[What this task involves]
List all lines of the data containing the word "chart".

[Raw data]
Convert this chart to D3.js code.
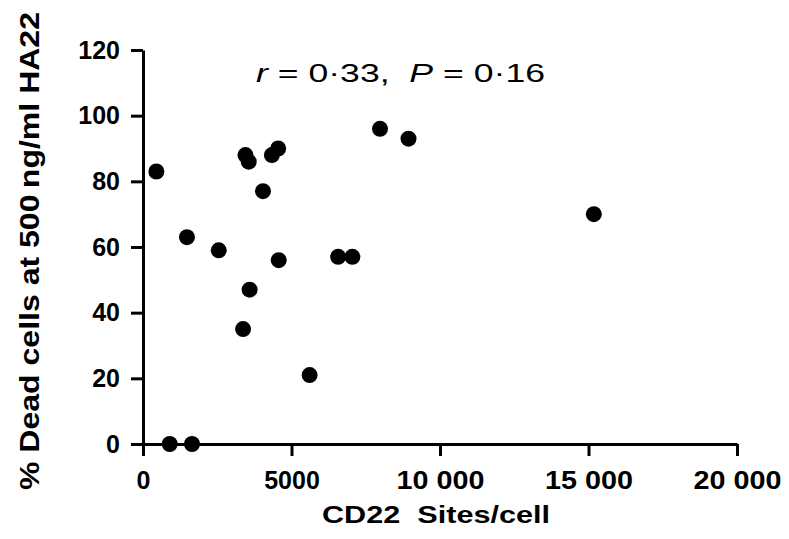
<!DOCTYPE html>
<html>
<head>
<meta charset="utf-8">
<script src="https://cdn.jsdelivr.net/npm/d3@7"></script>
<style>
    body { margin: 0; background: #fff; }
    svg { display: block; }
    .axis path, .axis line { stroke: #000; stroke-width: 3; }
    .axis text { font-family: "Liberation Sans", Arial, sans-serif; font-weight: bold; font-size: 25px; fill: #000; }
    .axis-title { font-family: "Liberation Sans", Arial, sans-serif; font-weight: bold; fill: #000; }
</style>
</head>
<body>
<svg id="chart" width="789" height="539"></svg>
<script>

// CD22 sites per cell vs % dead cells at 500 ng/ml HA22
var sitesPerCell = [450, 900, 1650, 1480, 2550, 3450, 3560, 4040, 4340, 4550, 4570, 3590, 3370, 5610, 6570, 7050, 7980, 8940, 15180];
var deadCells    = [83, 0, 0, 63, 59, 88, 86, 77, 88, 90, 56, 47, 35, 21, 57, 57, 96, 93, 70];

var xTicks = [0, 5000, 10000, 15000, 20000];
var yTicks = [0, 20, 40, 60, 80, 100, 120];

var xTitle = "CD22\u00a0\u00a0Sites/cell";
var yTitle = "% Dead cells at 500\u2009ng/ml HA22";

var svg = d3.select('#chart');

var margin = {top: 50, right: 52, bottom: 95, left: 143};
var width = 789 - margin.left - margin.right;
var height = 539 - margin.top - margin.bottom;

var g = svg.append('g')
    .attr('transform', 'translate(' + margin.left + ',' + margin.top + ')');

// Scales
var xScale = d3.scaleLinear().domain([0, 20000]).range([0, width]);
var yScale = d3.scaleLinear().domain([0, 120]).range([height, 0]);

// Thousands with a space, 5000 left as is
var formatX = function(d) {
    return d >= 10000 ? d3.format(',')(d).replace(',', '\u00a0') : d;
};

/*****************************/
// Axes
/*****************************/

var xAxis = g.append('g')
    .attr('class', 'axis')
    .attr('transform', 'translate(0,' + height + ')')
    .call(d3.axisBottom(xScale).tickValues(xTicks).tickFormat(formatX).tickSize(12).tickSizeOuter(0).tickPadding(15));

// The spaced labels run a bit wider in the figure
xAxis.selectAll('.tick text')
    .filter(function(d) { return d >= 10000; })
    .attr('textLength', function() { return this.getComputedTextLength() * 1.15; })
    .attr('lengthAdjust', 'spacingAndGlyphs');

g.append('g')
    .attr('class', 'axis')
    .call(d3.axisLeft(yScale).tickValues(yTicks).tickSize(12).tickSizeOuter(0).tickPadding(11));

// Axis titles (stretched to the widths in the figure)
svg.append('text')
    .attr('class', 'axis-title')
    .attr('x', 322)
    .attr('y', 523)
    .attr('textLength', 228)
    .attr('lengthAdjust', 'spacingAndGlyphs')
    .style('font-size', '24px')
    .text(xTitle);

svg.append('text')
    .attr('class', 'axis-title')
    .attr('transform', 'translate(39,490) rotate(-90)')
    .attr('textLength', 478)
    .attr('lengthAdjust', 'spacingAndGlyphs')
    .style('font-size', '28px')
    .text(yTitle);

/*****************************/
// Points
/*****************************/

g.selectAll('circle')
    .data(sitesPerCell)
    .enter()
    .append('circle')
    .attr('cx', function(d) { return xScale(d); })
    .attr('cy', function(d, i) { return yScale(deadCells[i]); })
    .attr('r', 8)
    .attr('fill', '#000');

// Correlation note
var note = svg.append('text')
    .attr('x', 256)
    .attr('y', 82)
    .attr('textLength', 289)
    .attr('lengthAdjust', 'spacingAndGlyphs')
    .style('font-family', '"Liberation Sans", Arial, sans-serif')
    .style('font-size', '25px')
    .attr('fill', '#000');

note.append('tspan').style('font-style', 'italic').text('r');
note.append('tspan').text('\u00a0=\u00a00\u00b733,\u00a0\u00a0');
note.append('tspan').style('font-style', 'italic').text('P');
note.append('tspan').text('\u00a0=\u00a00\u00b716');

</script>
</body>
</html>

[Worked solution]
Convert this chart to D3.js code.
<svg id="chart" width="789" height="539"></svg>
var svg = d3.select('#chart');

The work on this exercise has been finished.